I wonder what the bride and groom might have said on that day.  Now there is no reason in the scripture to assume that they ever even knew that the wine had come from water or that a miracle had occurred, but I often like to think about this:  what if one of the people in a bible story could talk to us and tell us about God? What would they say?  Maybe they knew about it and were overcome with thanksgiving and awe at the miracle. Maybe, for them, it was one of those days that happens to all of us from time to time. God shows up and helps us out of a tight spot and we don’t even realize it happened.

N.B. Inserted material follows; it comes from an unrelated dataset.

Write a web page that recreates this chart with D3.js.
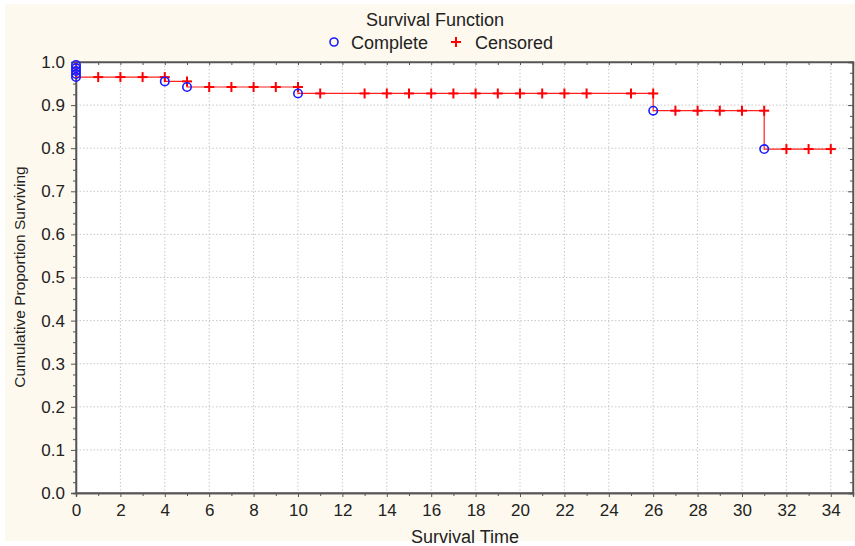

So who is the God you know? And how do we tell people about him? If signs are to point to God, how do we point to God and tell others about the God we know? I doubt that any of us are going to turn water into wine, but there are many ways we do this now. We tell about God what we create with the gifts of creativity God has given us. We tell about God with fabric and thread, needles and yarn, banners with messages of God’s grace and all kinds of creative works. We tell about God with music from organs and pianos, strings and voices lifted together loudly and softly all singing that Christ is Lord of all. Words spoken from altar, pulpit; from class room and fellowship hall. Words spoken at the font  and over the wine poured into the cup saying: God Loves You No Matter What! Hands helping, cleaning, building. Hands holding other hands cold with sorrow and loss, showing that God does not leave you. Ever.

It has been said that Jesus gladdened the wedding at Cana with his first miracle; changing water to wine and alleviating the sorrows and worries of this family and changing them to joy.  This is the God we know; the Christ who transforms us, our sorrows and worries, who works in us, and, like turning water into wine, he changes us daily into the Body of Christ so that we can be signs. So that we can say: Look! Let me tell you about the God I know.

4 thoughts on “A Sign

  1. “This is the God we know; the Christ who transforms us, our sorrows and worries, who works in us, and, like turning water into wine, he changes us daily into the Body of Christ so that we can be signs.” So much wisdom in this post.